BERT-NER
BERT-NER copied to clipboard
Question: loss in padding sequence
Hi! Thank you so much for releasing BERT-NER codes.
I have a question: the sentences are padded with max_sequence_length and labels in such padded part are set to 0. But when counting the total loss in your code, I found both input and padded parts are included:
one_hot_labels = tf.one_hot(labels, depth=num_labels, dtype=tf.float32)
per_example_loss = -tf.reduce_sum(one_hot_labels * log_probs, axis=-1)
loss = tf.reduce_sum(per_example_loss)
I am wondering Is it reasonable. Should we mask the padded part?
@hyli666 Thank your . you are right, its necessary to do masking, if not the total loss will be influenced and the calculation speed will drop. But i think such influences are limited, and won’t lead the results into a worst direction,besides, i filter it when i evaluate the result F-score. I will change the code, when i am free. Thank you so much!

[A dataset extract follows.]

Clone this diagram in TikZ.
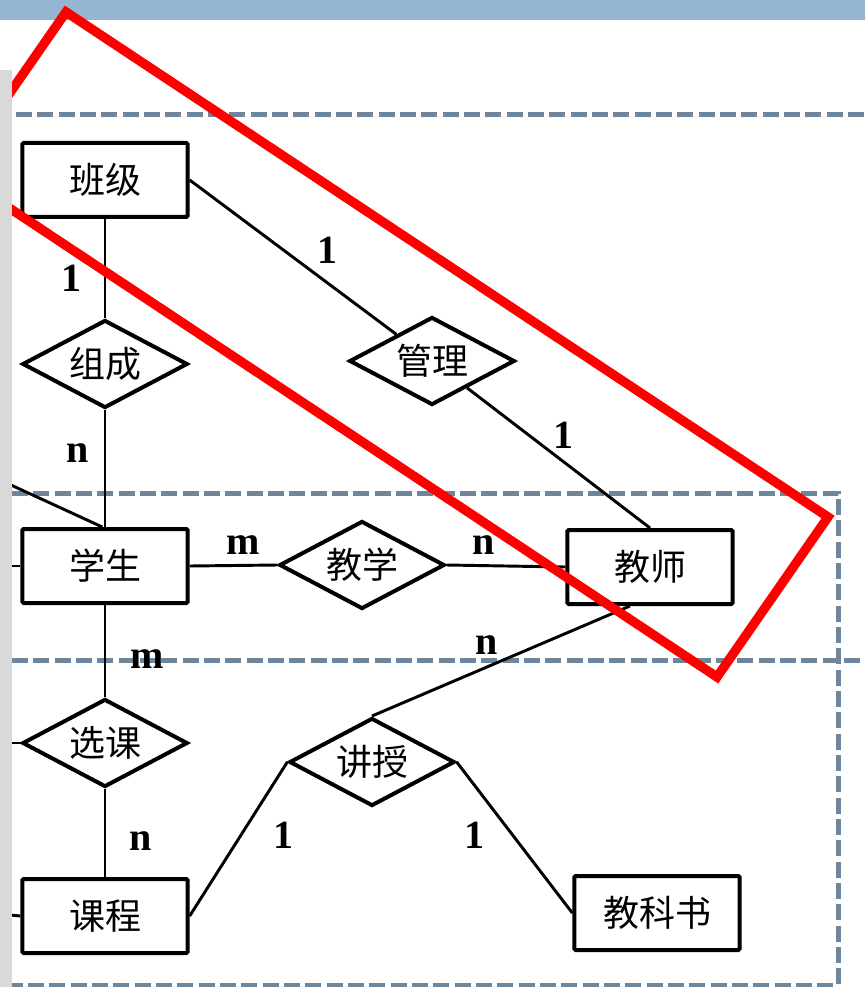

@kyzhouhzau Hello! Thanks for providing the code to use Bert in NER task. It really helps me a lot! I have some similar questions about both loss calculation and the size of labels mentioned in this issue #4 . Can you please explain some detail about masking method? I have no idea about how to calculate loss that eliminates the influence of padded part (though I did read the annotated part in your code about masking loss calculation) . Thank you very much!